Back in 2011 the NSW Government asked the NSW Law Reform Commission to undertake a review of the Crimes (Sentencing Procedure) Act.  This is the legislation that sets out what sentences are available for criminal acts and the considerations the judiciary are to take into account when deciding on a sentence.

The Law Reform Commission’s report was handed to the government in July 2013.  It’s a whopper, spanning some 500 pages with a great deal of research and analysis of statistics being undertaken.

Eventually this had led to the Crimes (Sentencing Procedure) Amendment (Sentencing Options) Act being passed (but not in force as it is awaiting proclamation).

Befitting legislation that has two sets of brackets in its title this Act makes some important changes to the sentencing options available in NSW.  Broadly speaking the rationale appears to be to eliminate options which leave an offender unsupervised, with the aim of lower re-offending rates.

With the aim of greater supervision in mind suspended sentences and good behaviour bonds are being abolished.  Home detention and community service orders are also being changed.

So what is coming instead?  Two new types of orders are being introduced, (in order of severity) a Conditional Release Order (“CRO”) and a Community Corrections Order (“CCO”).  The existing Intensive Corrections Order (“ICO”) is being strengthened and expanded.

A CRO is on the lower end of the severity scale.  This order is intended to replace good behaviour bonds and can be made with or without a conviction being recorded.  They last a maximum of 2 years.  There will be standard conditions that no further offence be committed and that the offender must appear before the Court if ordered being the order’s lifespan.  The Court can also order additional conditions such as participation in rehab, abstention from drugs and/or alcohol, association or location restrictions and/or supervision.

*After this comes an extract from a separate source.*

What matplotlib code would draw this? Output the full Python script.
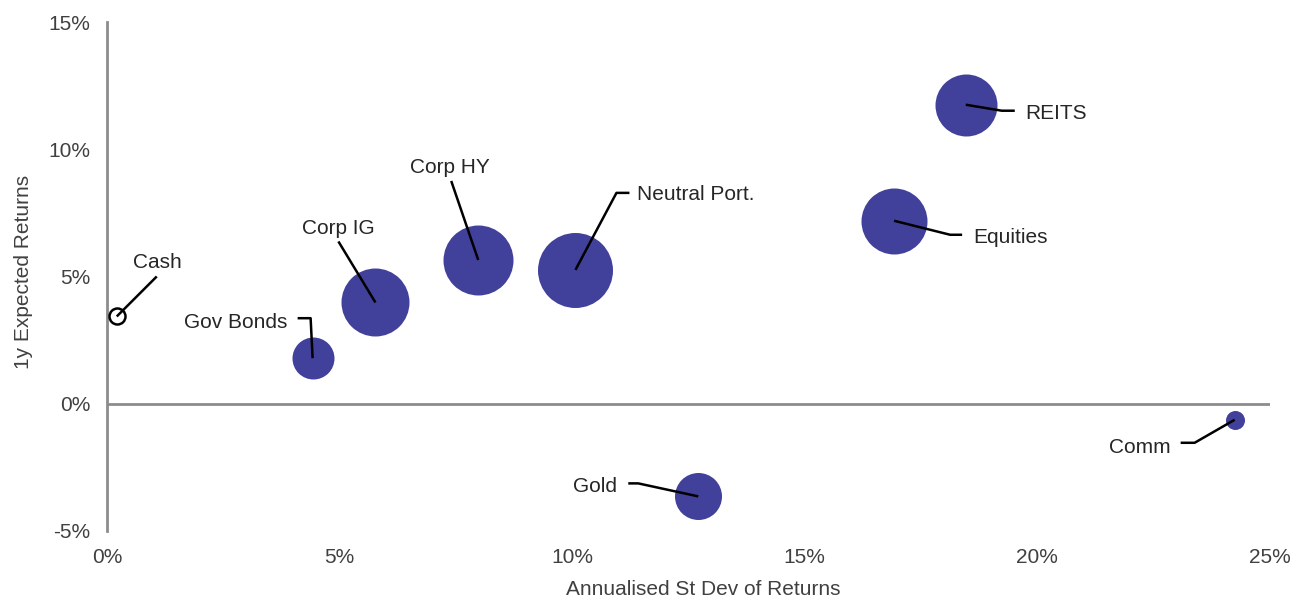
import matplotlib.pyplot as plt
import numpy as np

plt.rcParams['font.family'] = ['Liberation Sans', 'DejaVu Sans']

names = ['Cash', 'Gov Bonds', 'Corp IG', 'Corp HY', 'Neutral Port.', 'Gold', 'Equities', 'REITS', 'Comm']
st_dev = [0.21, 4.42, 5.77, 7.98, 10.07, 12.71, 16.92, 18.46, 24.24]      # %
exp_ret = [3.43, 1.79, 3.98, 5.65, 5.26, -3.64, 7.19, 11.75, -0.63]       # %
bubble_r = [8, 21, 34, 35, 37.5, 23.5, 33, 31, 9.5]                        # bubble radius, px

x_ticks = [0, 5, 10, 15, 20, 25]
y_ticks = [-5, 0, 5, 10, 15]

# leader lines: (elbow offset, end offset, text offset, ha) in pixels from bubble centre
leaders = {
    'Cash':          ((40, 40),  (40, 40),  (16, 54),  'left'),
    'Gov Bonds':     ((-2, 40),  (-15, 40), (-25, 36), 'right'),
    'Corp IG':       ((-37, 61), (-37, 61), (-37, 74), 'center'),
    'Corp HY':       ((-27, 79), (-27, 79), (-28, 92), 'center'),
    'Neutral Port.': ((41, 77),  (54, 77),  (62, 75),  'left'),
    'Gold':          ((-60, 13), (-70, 13), (-81, 10), 'right'),
    'Equities':      ((56, -14), (68, -14), (79, -17), 'left'),
    'REITS':         ((36, -6),  (49, -6),  (59, -9),  'left'),
    'Comm':          ((-40, -23), (-54, -23), (-64, -28), 'right'),
}

bubble_col = '#41409a'
axis_col = '#8c8c8c'
fs = 15

fig = plt.figure(figsize=(13.09, 5.97), dpi=100)
ax = fig.add_axes([107/1309, 1 - 531/597, 1163/1309, 509/597])
ax.set_xlim(0, 25)
ax.set_ylim(-5, 15)

# bubble sizes: radius px -> points^2
sizes = [(2 * r * 72 / 100) ** 2 for r in bubble_r]
for n, x, y, s in zip(names, st_dev, exp_ret, sizes):
    if n == 'Cash':
        ax.scatter(x, y, s=s, facecolor='white', edgecolor='black', linewidth=1.8, zorder=3, clip_on=False)
    else:
        ax.scatter(x, y, s=s, color=bubble_col, linewidth=0, zorder=3)

ax.axhline(0, color=axis_col, lw=2, zorder=1)

for n, x, y in zip(names, st_dev, exp_ret):
    elbow, end, txt, ha = leaders[n]
    p = ax.transData.transform((x, y))
    verts = np.array([p, p + elbow, p + end])
    d = ax.transData.inverted().transform(verts)
    ax.plot(d[:, 0], d[:, 1], color='black', lw=1.8, zorder=4, solid_capstyle='butt')
    ax.annotate(n, (x, y), xytext=txt, textcoords='offset pixels', ha=ha, va='center',
                fontsize=fs, color='#262626')

for side in ['top', 'right', 'bottom']:
    ax.spines[side].set_visible(False)
ax.spines['left'].set_color(axis_col)
ax.spines['left'].set_linewidth(2)

ax.set_xticks(x_ticks)
ax.set_xticklabels([f'{t}%' for t in x_ticks])
ax.set_yticks(y_ticks)
ax.set_yticklabels([f'{t}%' for t in y_ticks])
ax.tick_params(length=0, labelsize=fs, labelcolor='#404040')
ax.tick_params(axis='y', pad=12)
ax.tick_params(axis='x', pad=12.5)

ax.set_xlabel('Annualised St Dev of Returns', fontsize=fs, color='#404040')
ax.set_ylabel('1y Expected Returns', fontsize=fs, color='#404040')
ax.xaxis.set_label_coords(0.5125, -0.096)
ax.yaxis.set_label_coords(-0.064, 0.508)

fig.savefig('out.png', dpi=100)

Next up the line is the CCO.  This is for offences that do not warrant a custodial sentence or ICO, but are more serious than a fine or lower level penalty, and they can last for up to three years.  The CCO replaces good behaviour bonds and community service orders.  It has the same standard conditions as a CRO but has more option conditions such as a community work condition, and a specified curfew.

The last step before a full-time custodial sentence is an ICO.  This is an option when a sentence of imprisonment has been ordered, but the Court has ordered that the imprisonment be served in the community.  Unlike the other two orders, an offender must be supervised under an ICO.  Along with the conditions discussed above, further conditions such as home detention and electronic monitoring can also be ordered.  ICO’s aren’t available for particularly serious offences such as murder, some sexual assault offences, terrorism related offences and others.

Apparently, more Community Corrections Officers are going to be employed (some reports say 200).  This will be essential because whilst the theory of more supervision is good, and would probably yield results, it is all for naught if there simply aren’t the resources to properly carry it out.  In that scenario we would end up with the same system we have now, just under a few fancy new names.

We wait with interest to see how this will all play out.